- _STATED PROBLEM_:
Without the pictures, give the entries below again exactly as written.

[Begin]

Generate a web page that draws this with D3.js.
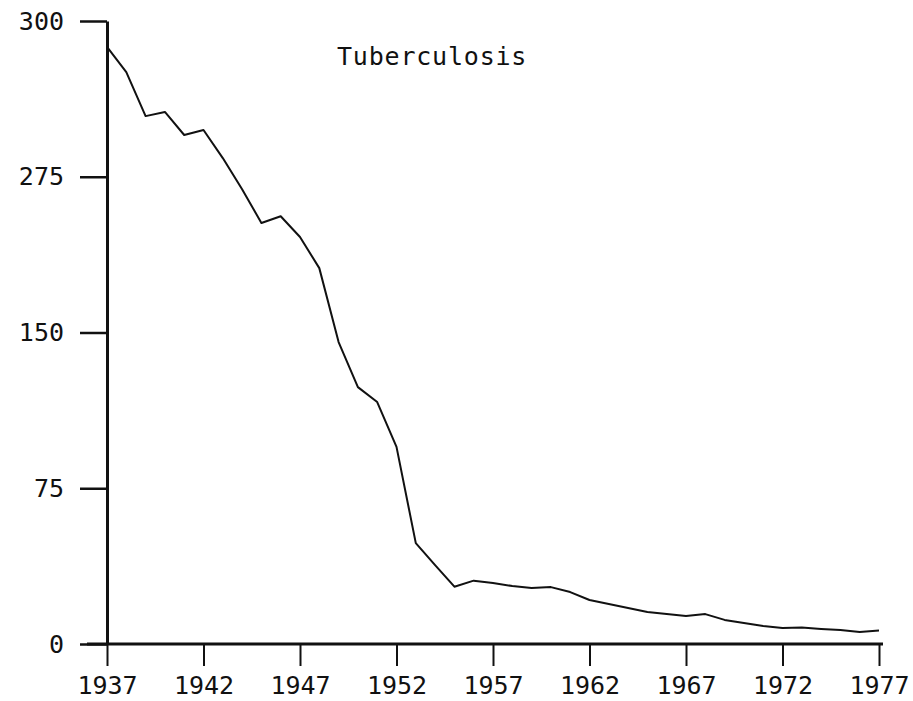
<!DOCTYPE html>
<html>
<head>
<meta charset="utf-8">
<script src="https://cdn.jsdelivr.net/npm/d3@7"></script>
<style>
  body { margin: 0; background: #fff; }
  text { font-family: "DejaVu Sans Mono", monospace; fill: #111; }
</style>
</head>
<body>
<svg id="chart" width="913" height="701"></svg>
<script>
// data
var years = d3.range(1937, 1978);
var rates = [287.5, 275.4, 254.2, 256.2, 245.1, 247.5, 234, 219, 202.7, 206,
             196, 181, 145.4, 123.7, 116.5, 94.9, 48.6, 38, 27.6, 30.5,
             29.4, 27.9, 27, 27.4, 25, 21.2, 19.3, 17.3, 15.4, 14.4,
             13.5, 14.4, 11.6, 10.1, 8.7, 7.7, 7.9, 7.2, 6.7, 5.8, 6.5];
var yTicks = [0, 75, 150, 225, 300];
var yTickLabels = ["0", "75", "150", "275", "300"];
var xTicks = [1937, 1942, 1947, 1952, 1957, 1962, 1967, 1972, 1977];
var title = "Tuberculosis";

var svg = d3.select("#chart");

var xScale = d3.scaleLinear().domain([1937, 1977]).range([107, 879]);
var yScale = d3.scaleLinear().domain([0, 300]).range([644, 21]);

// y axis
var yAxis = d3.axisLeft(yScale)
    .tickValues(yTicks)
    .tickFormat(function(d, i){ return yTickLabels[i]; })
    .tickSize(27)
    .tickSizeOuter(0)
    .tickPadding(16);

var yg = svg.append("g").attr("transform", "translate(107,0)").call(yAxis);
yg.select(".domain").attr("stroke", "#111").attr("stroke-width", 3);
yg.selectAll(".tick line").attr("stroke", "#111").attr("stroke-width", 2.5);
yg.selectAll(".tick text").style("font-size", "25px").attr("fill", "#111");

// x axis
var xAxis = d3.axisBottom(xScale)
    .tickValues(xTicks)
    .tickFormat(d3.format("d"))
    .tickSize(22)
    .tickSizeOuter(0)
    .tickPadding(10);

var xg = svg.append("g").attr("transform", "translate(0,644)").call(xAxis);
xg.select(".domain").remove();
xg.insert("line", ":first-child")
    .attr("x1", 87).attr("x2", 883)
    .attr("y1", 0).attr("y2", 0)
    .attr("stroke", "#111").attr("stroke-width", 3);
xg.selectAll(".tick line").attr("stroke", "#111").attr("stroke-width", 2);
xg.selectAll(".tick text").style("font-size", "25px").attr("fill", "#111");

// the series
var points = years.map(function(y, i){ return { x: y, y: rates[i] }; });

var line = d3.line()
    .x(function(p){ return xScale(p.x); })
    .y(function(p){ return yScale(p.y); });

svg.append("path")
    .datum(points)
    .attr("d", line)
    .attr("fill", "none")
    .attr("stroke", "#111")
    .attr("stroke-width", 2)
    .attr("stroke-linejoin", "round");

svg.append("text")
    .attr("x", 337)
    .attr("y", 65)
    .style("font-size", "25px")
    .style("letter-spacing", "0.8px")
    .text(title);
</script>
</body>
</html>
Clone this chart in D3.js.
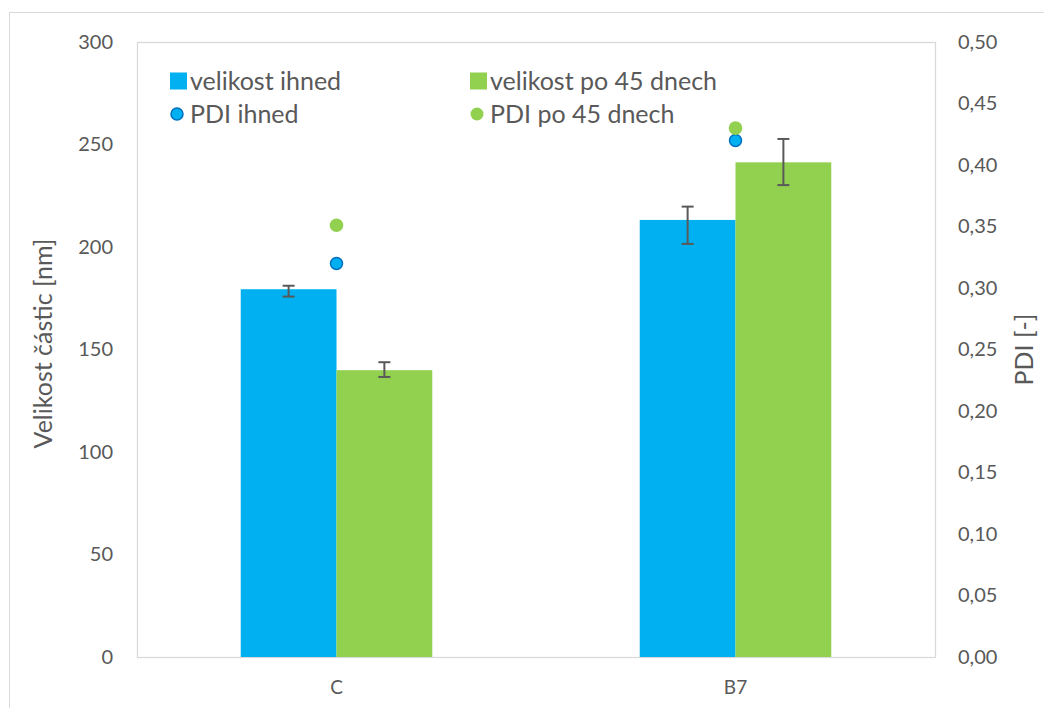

[End]

- _RESPONSE TO THIS EXERCISE_:
Generate a web page that draws this with D3.js.
<!DOCTYPE html>
<html>
<head>
<meta charset="utf-8">
<script src="https://cdn.jsdelivr.net/npm/d3@7"></script>
<style>
  body { margin: 0; background: #fff; }
  text { font-family: "DejaVu Sans Mono", monospace; fill: #111; }
</style>
</head>
<body>
<svg id="chart" width="913" height="701"></svg>
<script>
// data
var years = d3.range(1937, 1978);
var rates = [287.5, 275.4, 254.2, 256.2, 245.1, 247.5, 234, 219, 202.7, 206,
             196, 181, 145.4, 123.7, 116.5, 94.9, 48.6, 38, 27.6, 30.5,
             29.4, 27.9, 27, 27.4, 25, 21.2, 19.3, 17.3, 15.4, 14.4,
             13.5, 14.4, 11.6, 10.1, 8.7, 7.7, 7.9, 7.2, 6.7, 5.8, 6.5];
var yTicks = [0, 75, 150, 225, 300];
var yTickLabels = ["0", "75", "150", "275", "300"];
var xTicks = [1937, 1942, 1947, 1952, 1957, 1962, 1967, 1972, 1977];
var title = "Tuberculosis";

var svg = d3.select("#chart");

var xScale = d3.scaleLinear().domain([1937, 1977]).range([107, 879]);
var yScale = d3.scaleLinear().domain([0, 300]).range([644, 21]);

// y axis
var yAxis = d3.axisLeft(yScale)
    .tickValues(yTicks)
    .tickFormat(function(d, i){ return yTickLabels[i]; })
    .tickSize(27)
    .tickSizeOuter(0)
    .tickPadding(16);

var yg = svg.append("g").attr("transform", "translate(107,0)").call(yAxis);
yg.select(".domain").attr("stroke", "#111").attr("stroke-width", 3);
yg.selectAll(".tick line").attr("stroke", "#111").attr("stroke-width", 2.5);
yg.selectAll(".tick text").style("font-size", "25px").attr("fill", "#111");

// x axis
var xAxis = d3.axisBottom(xScale)
    .tickValues(xTicks)
    .tickFormat(d3.format("d"))
    .tickSize(22)
    .tickSizeOuter(0)
    .tickPadding(10);

var xg = svg.append("g").attr("transform", "translate(0,644)").call(xAxis);
xg.select(".domain").remove();
xg.insert("line", ":first-child")
    .attr("x1", 87).attr("x2", 883)
    .attr("y1", 0).attr("y2", 0)
    .attr("stroke", "#111").attr("stroke-width", 3);
xg.selectAll(".tick line").attr("stroke", "#111").attr("stroke-width", 2);
xg.selectAll(".tick text").style("font-size", "25px").attr("fill", "#111");

// the series
var points = years.map(function(y, i){ return { x: y, y: rates[i] }; });

var line = d3.line()
    .x(function(p){ return xScale(p.x); })
    .y(function(p){ return yScale(p.y); });

svg.append("path")
    .datum(points)
    .attr("d", line)
    .attr("fill", "none")
    .attr("stroke", "#111")
    .attr("stroke-width", 2)
    .attr("stroke-linejoin", "round");

svg.append("text")
    .attr("x", 337)
    .attr("y", 65)
    .style("font-size", "25px")
    .style("letter-spacing", "0.8px")
    .text(title);
</script>
</body>
</html>
Clone this chart in D3.js.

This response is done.